A physics professor says: "Of course, it is easy to see that $$ L_0 \sqrt{1 - \frac{v^2}{c^2}} = 0 $$ when $v = c$."

1. Give a possible explanation in terms of the structure of the expression on the left why the professor might say that.
2. Assuming that $L_0$ and $c$ are positive, what is the greatest possible value of the expression on the left? Explain your answer in terms of the structure of the expression.

IM Commentary

The purpose of this task is to provide students practice in drawing conclusions about expressions they might encounter in classes outside mathematics, by parsing them in terms of their algebraic structure. Teachers might stress the subtle difference between "seeing" why the expression must be zero and the more mechanical process of algebraically simplifying the expression upon substituting $v=c$. Although part (b) might initially be though of as an optimization problem in a calculus course, some elementary reasoning with the structure of the expression gives the same answer in a more fluid and conceptual fashion.

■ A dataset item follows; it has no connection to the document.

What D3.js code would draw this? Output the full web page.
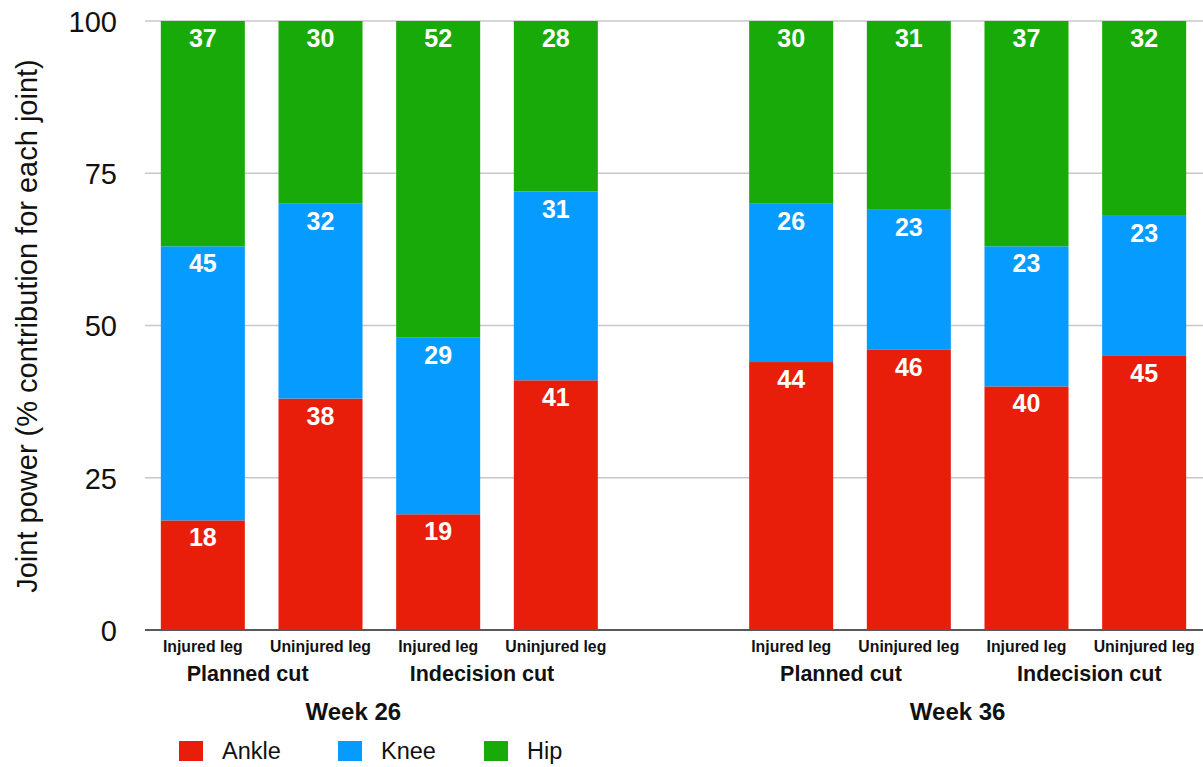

For reference, this formula is for the length contraction of an object travelling near the speed of light, denoted $c$. While the constant $c$ in the problem is indeed a positive constant, its positivity is irrelevant to the task at hand since only its square, $c^2$, appears in the formula.

Solution

1. When $v=c$, the fraction $\frac{v^2}{c^2}$ is 1 and so $\left(1-\frac{v^2}{c^2}\right)$ is 0. Since the square root of $0$ is $0$, the entire expression is $0$ when $v=c.$
2. The greatest possible value of the expression is $L_0$. To see this, we observe that the term $1-\frac{v^2}{c^2}$ is always at most 1, since the quantity $\frac{v^2}{c^2}$ is always at least zero. Now the square root of a quantity which is at most 1 is again at most 1, and so when multiplied by $L_0$, we find that the entire expression is at most $L_0$. Note this value does indeed occur, when (and only when) $v=0$.